Reputation: 73
I am trying to apply Sentiment Analysis (predicting negative and positive tweets) on a relatively large Dataset (10000 rows). So far, I achieved only ~73% accuracy using Naive Bayes and my method called "final" shown below to extract features. I want to add PoS to help with the classification, but am completely unsure how to implement it. I tried writing a simple function called "pos" (which I posted below) and attempted using the tags on my cleaned dataset as features, but only got around 52% accuracy this way.. Can anyone lead me in the right direction to implement PoS for my model?

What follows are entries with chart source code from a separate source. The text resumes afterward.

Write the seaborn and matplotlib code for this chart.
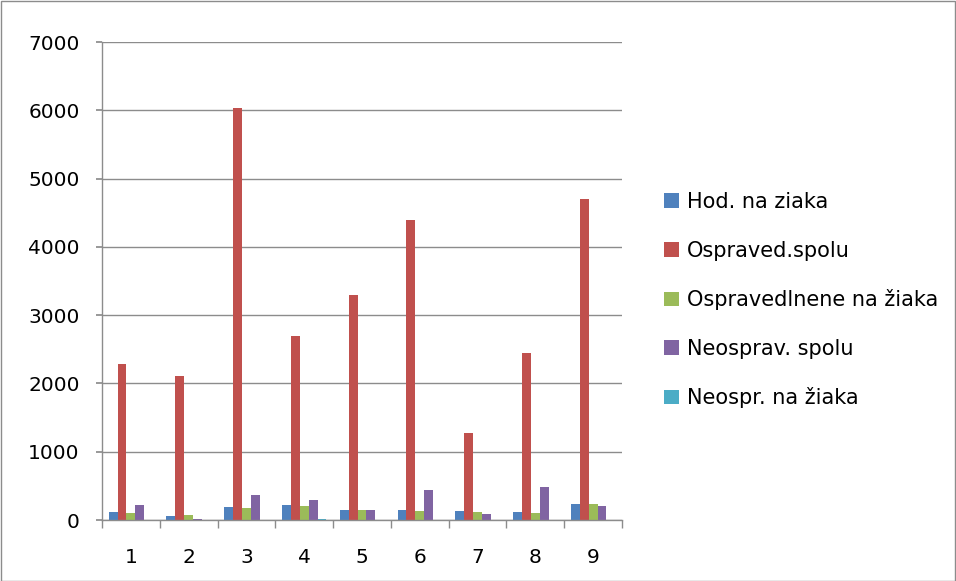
import matplotlib.pyplot as plt
import seaborn as sns
import pandas as pd
from matplotlib.patches import Rectangle
from matplotlib.ticker import FixedLocator

categories = ["1", "2", "3", "4", "5", "6", "7", "8", "9"]
hod_na_ziaka = [120, 63, 185, 220, 150, 146, 126, 121, 238]
ospraved_spolu = [2290, 2110, 6030, 2690, 3300, 4400, 1280, 2450, 4700]
ospravedlnene_na_ziaka = [105, 68, 175, 200, 146, 136, 117, 102, 234]
neosprav_spolu = [224, 20, 370, 297, 141, 433, 92, 487, 209]
neospr_na_ziaka = [3, 1, 4, 20, 2, 4, 2, 5, 3]

series_names = ["Hod. na ziaka", "Ospraved.spolu", "Ospravedlnene na žiaka",
                "Neosprav. spolu", "Neospr. na žiaka"]
series_values = [hod_na_ziaka, ospraved_spolu, ospravedlnene_na_ziaka,
                 neosprav_spolu, neospr_na_ziaka]
colors = ["#4F81BD", "#C0504D", "#9BBB59", "#8064A2", "#4BACC6"]

rows = []
for name, vals in zip(series_names, series_values):
    for cat, v in zip(categories, vals):
        rows.append({"cat": cat, "series": name, "value": v})
df = pd.DataFrame(rows)

sns.set_theme(style="white")
plt.rcParams["font.family"] = ["DejaVu Sans"]

fig = plt.figure(figsize=(9.56, 5.81), dpi=100)
ax = fig.add_axes([102 / 956, 1 - 520 / 581, 520 / 956, 478 / 581])

sns.barplot(data=df, x="cat", y="value", hue="series", palette=colors,
            width=0.77, ax=ax, saturation=1, edgecolor="none")

ax.set_ylim(0, 7000)
ax.set_xlim(-0.5, 8.5)
ax.set_yticks(range(0, 7001, 1000))
ax.yaxis.grid(True, color="#8c8c8c", linewidth=1)
ax.set_axisbelow(True)
ax.set_xlabel("")
ax.set_ylabel("")

for side in ["top", "right"]:
    ax.spines[side].set_visible(False)
for side in ["left", "bottom"]:
    ax.spines[side].set_color("#8c8c8c")
    ax.spines[side].set_linewidth(1)

ax.tick_params(axis="y", which="major", length=4, color="#8c8c8c", direction="out",
               left=True, labelsize=14.5, pad=12, labelcolor="black")
ax.tick_params(axis="x", which="major", length=0, labelsize=14.5, pad=20, labelcolor="black")
ax.xaxis.set_minor_locator(FixedLocator([i - 0.5 for i in range(10)]))
ax.tick_params(axis="x", which="minor", length=6, color="#8c8c8c", direction="out", bottom=True)

leg = ax.legend(loc="center left", bbox_to_anchor=(1.045, 0.46), frameon=False,
                fontsize=15, handlelength=0.7, handleheight=0.7, labelspacing=1.37,
                handletextpad=0.4, labelcolor="black")

fig.patches.append(Rectangle((0.5 / 956, 0.5 / 581), 1 - 1.5 / 956, 1 - 1.5 / 581,
                             transform=fig.transFigure, fill=False,
                             edgecolor="#8c8c8c", linewidth=1))

fig.savefig("out.png", dpi=100)
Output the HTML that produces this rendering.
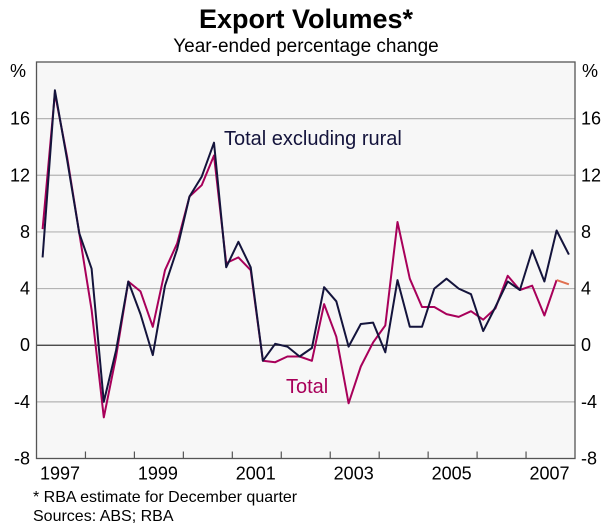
<!DOCTYPE html>
<html><head><meta charset="utf-8"><style>
html,body{margin:0;padding:0;background:#fff;}
svg{display:block;font-family:"Liberation Sans",Arial,sans-serif;}
</style></head><body>
<svg width="610" height="529" viewBox="0 0 610 529">
<text x="306" y="28" text-anchor="middle" font-size="27" font-weight="bold" fill="#000">Export Volumes*</text>
<text x="306" y="52" text-anchor="middle" font-size="19" fill="#000">Year-ended percentage change</text>
<rect x="36.5" y="62" width="538.5" height="396.5" fill="#f7f7f7"/>
<g id="grid"></g>
<g id="series"></g>
<rect x="36.5" y="62" width="538.5" height="396.5" fill="none" stroke="#555" stroke-width="1.3"/>
<g id="axes"></g>
<text x="224" y="145" font-size="20" fill="#14143c">Total excluding rural</text>
<text x="286" y="393" font-size="20" fill="#a8005a">Total</text>
<text x="33" y="502" font-size="16" fill="#000">*   RBA estimate for December quarter</text>
<text x="33" y="521" font-size="16" fill="#000">Sources: ABS; RBA</text>
</svg>
<script>
const yTicks=[-8,-4,0,4,8,12,16];
const yearLabels=["1997","1999","2001","2003","2005","2007"];
const exRural=[6.2,18.0,13.1,7.9,5.4,-4.0,-0.35,4.5,2.2,-0.7,4.2,6.8,10.5,11.9,14.3,5.5,7.3,5.5,-1.1,0.1,-0.1,-0.8,-0.2,4.1,3.1,-0.1,1.5,1.6,-0.5,4.6,1.3,1.3,4.0,4.7,4.0,3.6,1.0,2.7,4.5,3.9,6.7,4.5,8.1,6.4];
const total=[8.2,17.8,13.3,7.9,2.5,-5.1,-0.8,4.5,3.8,1.3,5.3,7.2,10.5,11.3,13.4,5.8,6.2,5.3,-1.1,-1.2,-0.8,-0.8,-1.1,2.9,0.6,-4.1,-1.5,0.2,1.4,8.7,4.7,2.7,2.7,2.2,2.0,2.4,1.8,2.6,4.9,3.9,4.2,2.1,4.6,4.3];
const startYear=1997, endYear=2008;
const L=36.5,R=575,T=62,B=458.5,yMin=-8,yMax=20;
const ns="http://www.w3.org/2000/svg";
const Y=v=>B-(v-yMin)/(yMax-yMin)*(B-T);
const yearW=(R-L)/(endYear-startYear);
const XQ=i=>L+yearW*(i+0.5)/4;
const XY=yr=>L+(yr-startYear)*yearW;
function mk(tag,attrs,parent){const e=document.createElementNS(ns,tag);for(const k in attrs)e.setAttribute(k,attrs[k]);parent.appendChild(e);return e;}
const grid=document.getElementById('grid'),axes=document.getElementById('axes'),ser=document.getElementById('series');
yTicks.forEach(v=>{
  if(v>yMin){const ln=mk('line',{x1:L,x2:R,y1:Y(v),y2:Y(v),stroke:v===0?'#333':'#b4b4b4','stroke-width':1.2},grid);
  
  }
  const t1=mk('text',{x:30,y:Y(v)+6,'text-anchor':'end','font-size':18},axes);t1.textContent=v;
  
  
  const t2=mk('text',{x:581,y:Y(v)+6,'font-size':18},axes);t2.textContent=v;
  
  
});
const p1=mk('text',{x:10,y:77,'font-size':18},axes);p1.textContent='%';


const p2=mk('text',{x:582,y:77,'font-size':18},axes);p2.textContent='%';


for(let yr=startYear+1;yr<endYear;yr++){
  const tk=mk('line',{x1:XY(yr),x2:XY(yr),y1:B,y2:B-7,stroke:'#555','stroke-width':1.2},axes);
  
  
}
yearLabels.forEach(s=>{
  const yr=+s;const t=mk('text',{x:XY(yr)+yearW/2-1,y:B+21,'text-anchor':'middle','font-size':18},axes);t.textContent=s;
  
  
});
const n=total.length;
const tp=total.slice(0,n-1).map((v,i)=>XQ(i).toFixed(1)+','+Y(v).toFixed(1)).join(' ');
const pl1=mk('polyline',{points:tp,fill:'none',stroke:'#a8005a','stroke-width':2,'stroke-linejoin':'round'},ser);


const pe=mk('line',{x1:XQ(n-2),y1:Y(total[n-2]),x2:XQ(n-1),y2:Y(total[n-1]),stroke:'#e07050','stroke-width':2},ser);


const bp=exRural.map((v,i)=>XQ(i).toFixed(1)+','+Y(v).toFixed(1)).join(' ');
const pl2=mk('polyline',{points:bp,fill:'none',stroke:'#14143c','stroke-width':2,'stroke-linejoin':'round'},ser);


</script>
</body></html>
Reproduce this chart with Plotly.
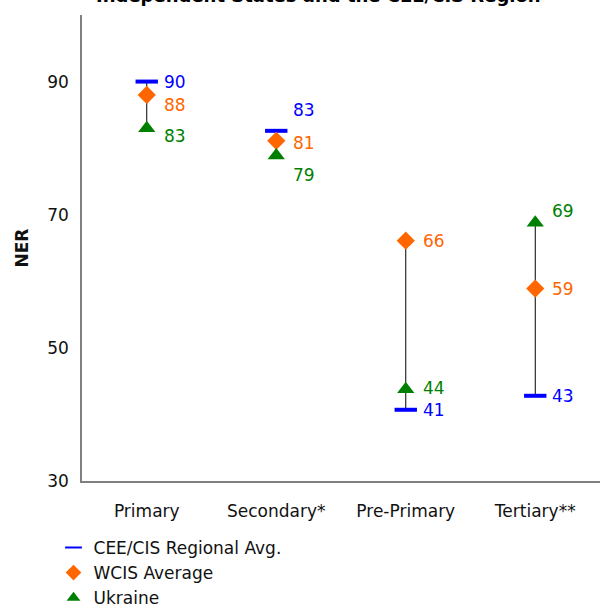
import plotly.graph_objects as go

categories = ["Primary", "Secondary*", "Pre-Primary", "Tertiary**"]
cee_cis = [90, 82.6, 40.7, 42.8]
wcis = [88, 81.1, 66.1, 58.9]
ukraine = [83, 78.9, 43.8, 68.8]

cee_labels = ["90", "83", "41", "43"]
wcis_labels = ["88", "81", "66", "59"]
ukr_labels = ["83", "79", "44", "69"]

BLUE = "#0000FF"
ORANGE = "#FF6600"
GREEN = "#008000"
FONT = "DejaVu Sans"

fig = go.Figure()

# vertical range line per category
lx, ly = [], []
for i, c in enumerate(categories):
    vals = [cee_cis[i], wcis[i], ukraine[i]]
    lx += [c, c, None]
    ly += [min(vals), max(vals), None]
fig.add_trace(go.Scatter(x=lx, y=ly, mode="lines", line=dict(color="black", width=1),
                         showlegend=False, hoverinfo="skip"))

fig.add_trace(go.Scatter(x=categories, y=cee_cis, mode="markers", name="CEE/CIS Regional Avg.",
                         marker=dict(symbol="line-ew", size=16, line=dict(color=BLUE, width=4), color=BLUE)))
fig.add_trace(go.Scatter(x=categories, y=wcis, mode="markers", name="WCIS Average",
                         marker=dict(symbol="diamond", size=14, color=ORANGE)))
fig.add_trace(go.Scatter(x=categories, y=ukraine, mode="markers", name="Ukraine",
                         marker=dict(symbol="triangle-up", size=15, color=GREEN)))

# value labels (vertical pixel nudges keep them clear of each other)
label_sets = [
    (cee_cis, cee_labels, BLUE, [0, 21, 0, 0]),
    (wcis, wcis_labels, ORANGE, [-10, -2, 0, 0]),
    (ukraine, ukr_labels, GREEN, [-8, -20, 1, 12]),
]
for vals, labs, col, shifts in label_sets:
    for c, v, t, s in zip(categories, vals, labs, shifts):
        fig.add_annotation(x=c, y=v, text=t, showarrow=False, xanchor="left",
                           xshift=15, yshift=s, font=dict(family=FONT, size=17, color=col))

fig.add_annotation(xref="paper", yref="paper", x=0.456, y=1.041, yanchor="middle",
                   text="<b>Independent States and the CEE/CIS Region</b>", showarrow=False,
                   font=dict(family=FONT, size=18, color="black"))

fig.update_layout(
    width=600, height=608,
    margin=dict(l=82, r=0, t=15, b=127, autoexpand=False),
    plot_bgcolor="white", paper_bgcolor="white",
    font=dict(family=FONT, size=17, color="#111"),
    showlegend=True,
    legend=dict(x=-0.055, y=-0.105, xanchor="left", yanchor="top", font=dict(size=17),
                tracegroupgap=0, itemwidth=30, itemsizing="constant", bgcolor="rgba(0,0,0,0)"),
    xaxis=dict(range=[-0.5, 3.5], showline=True, linecolor="#808080", linewidth=1.5,
               showgrid=False, zeroline=False, ticks="", tickfont=dict(size=17),
               ticklabelstandoff=14),
    yaxis=dict(range=[30, 100], tickvals=[30, 50, 70, 90], showline=True, linecolor="#808080",
               linewidth=1.5, showgrid=False, zeroline=False, ticks="", tickfont=dict(size=17),
               ticklabelstandoff=8,
               title=dict(text="<b>NER</b>", font=dict(size=17), standoff=14)),
)

fig.write_html("out.html")
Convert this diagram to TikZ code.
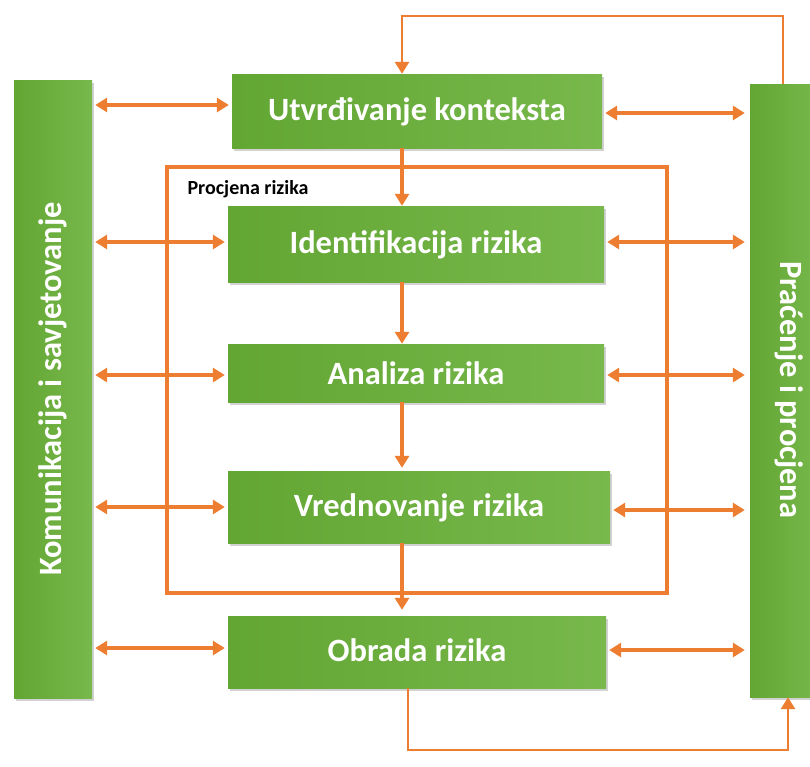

Thank you.
def pos(word):
return [t for w, t in nltk.pos_tag(word)]
def final(text):
"""
I have code here to remove URLs,hashtags,
stopwords,usernames,numerals, and punctuation.
"""
#lemmatization
finished = []
for x in clean:
finished.append(lem.lemmatize(x))
return finished
Upvotes: 1
Views: 345
Reputation: 1231
You should first split the tweets into sentences and then tokenize. NLTK provides a method for this.
from nltk.tokenize import sent_tokenize
sents = sent_tokenize(tweet)
After this supply this list of sentences to your nltk.pos_tag
method. That should give accurates POS tags.
Upvotes: 1